#### Given information:
==================================================
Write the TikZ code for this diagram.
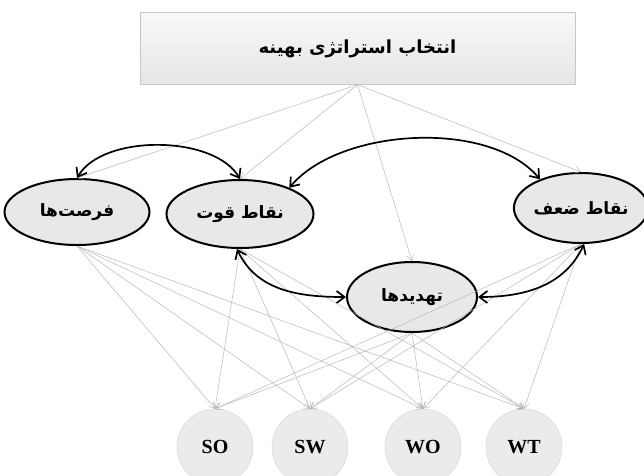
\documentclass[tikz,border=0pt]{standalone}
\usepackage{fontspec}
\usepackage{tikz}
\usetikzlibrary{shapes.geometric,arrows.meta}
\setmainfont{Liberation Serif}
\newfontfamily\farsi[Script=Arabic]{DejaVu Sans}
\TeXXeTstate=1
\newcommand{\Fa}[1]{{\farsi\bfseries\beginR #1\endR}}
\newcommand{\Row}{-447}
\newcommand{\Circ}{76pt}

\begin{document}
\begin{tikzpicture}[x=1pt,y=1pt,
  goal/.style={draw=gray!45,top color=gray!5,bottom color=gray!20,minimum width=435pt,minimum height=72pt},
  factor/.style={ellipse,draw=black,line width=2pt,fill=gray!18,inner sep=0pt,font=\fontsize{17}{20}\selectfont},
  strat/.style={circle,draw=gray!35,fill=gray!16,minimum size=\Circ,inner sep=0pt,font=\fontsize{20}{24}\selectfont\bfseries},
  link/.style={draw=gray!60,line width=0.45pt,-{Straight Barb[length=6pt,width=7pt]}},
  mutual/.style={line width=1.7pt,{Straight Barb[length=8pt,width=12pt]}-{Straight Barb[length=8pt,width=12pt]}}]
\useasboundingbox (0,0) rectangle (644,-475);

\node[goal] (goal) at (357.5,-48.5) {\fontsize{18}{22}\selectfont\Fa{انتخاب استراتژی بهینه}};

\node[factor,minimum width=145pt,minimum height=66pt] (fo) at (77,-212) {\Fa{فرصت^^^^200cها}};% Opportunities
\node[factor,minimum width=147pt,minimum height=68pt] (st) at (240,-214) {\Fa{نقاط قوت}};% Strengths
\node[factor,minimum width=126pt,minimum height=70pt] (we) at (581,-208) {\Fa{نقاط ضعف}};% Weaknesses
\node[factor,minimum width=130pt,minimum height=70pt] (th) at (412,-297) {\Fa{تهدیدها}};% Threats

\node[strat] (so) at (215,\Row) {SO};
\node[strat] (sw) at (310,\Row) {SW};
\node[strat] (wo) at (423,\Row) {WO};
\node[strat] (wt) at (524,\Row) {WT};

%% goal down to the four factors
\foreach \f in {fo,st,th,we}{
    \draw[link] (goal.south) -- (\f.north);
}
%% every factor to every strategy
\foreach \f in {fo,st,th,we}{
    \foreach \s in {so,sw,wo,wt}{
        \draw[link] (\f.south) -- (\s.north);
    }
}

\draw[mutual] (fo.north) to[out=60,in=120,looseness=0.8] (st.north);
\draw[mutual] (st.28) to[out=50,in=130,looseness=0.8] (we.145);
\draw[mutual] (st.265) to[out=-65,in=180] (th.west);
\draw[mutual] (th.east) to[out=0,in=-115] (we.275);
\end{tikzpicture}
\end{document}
==================================================
#### Exercise instructions:
Every line is to be duplicated exactly, though pictures stay out.

#### Reply to the exercise:
Write the TikZ code for this diagram.
\documentclass[tikz,border=0pt]{standalone}
\usepackage{fontspec}
\usepackage{tikz}
\usetikzlibrary{shapes.geometric,arrows.meta}
\setmainfont{Liberation Serif}
\newfontfamily\farsi[Script=Arabic]{DejaVu Sans}
\TeXXeTstate=1
\newcommand{\Fa}[1]{{\farsi\bfseries\beginR #1\endR}}
\newcommand{\Row}{-447}
\newcommand{\Circ}{76pt}

\begin{document}
\begin{tikzpicture}[x=1pt,y=1pt,
  goal/.style={draw=gray!45,top color=gray!5,bottom color=gray!20,minimum width=435pt,minimum height=72pt},
  factor/.style={ellipse,draw=black,line width=2pt,fill=gray!18,inner sep=0pt,font=\fontsize{17}{20}\selectfont},
  strat/.style={circle,draw=gray!35,fill=gray!16,minimum size=\Circ,inner sep=0pt,font=\fontsize{20}{24}\selectfont\bfseries},
  link/.style={draw=gray!60,line width=0.45pt,-{Straight Barb[length=6pt,width=7pt]}},
  mutual/.style={line width=1.7pt,{Straight Barb[length=8pt,width=12pt]}-{Straight Barb[length=8pt,width=12pt]}}]
\useasboundingbox (0,0) rectangle (644,-475);

\node[goal] (goal) at (357.5,-48.5) {\fontsize{18}{22}\selectfont\Fa{انتخاب استراتژی بهینه}};

\node[factor,minimum width=145pt,minimum height=66pt] (fo) at (77,-212) {\Fa{فرصت^^^^200cها}};% Opportunities
\node[factor,minimum width=147pt,minimum height=68pt] (st) at (240,-214) {\Fa{نقاط قوت}};% Strengths
\node[factor,minimum width=126pt,minimum height=70pt] (we) at (581,-208) {\Fa{نقاط ضعف}};% Weaknesses
\node[factor,minimum width=130pt,minimum height=70pt] (th) at (412,-297) {\Fa{تهدیدها}};% Threats

\node[strat] (so) at (215,\Row) {SO};
\node[strat] (sw) at (310,\Row) {SW};
\node[strat] (wo) at (423,\Row) {WO};
\node[strat] (wt) at (524,\Row) {WT};

%% goal down to the four factors
\foreach \f in {fo,st,th,we}{
    \draw[link] (goal.south) -- (\f.north);
}
%% every factor to every strategy
\foreach \f in {fo,st,th,we}{
    \foreach \s in {so,sw,wo,wt}{
        \draw[link] (\f.south) -- (\s.north);
    }
}

\draw[mutual] (fo.north) to[out=60,in=120,looseness=0.8] (st.north);
\draw[mutual] (st.28) to[out=50,in=130,looseness=0.8] (we.145);
\draw[mutual] (st.265) to[out=-65,in=180] (th.west);
\draw[mutual] (th.east) to[out=0,in=-115] (we.275);
\end{tikzpicture}
\end{document}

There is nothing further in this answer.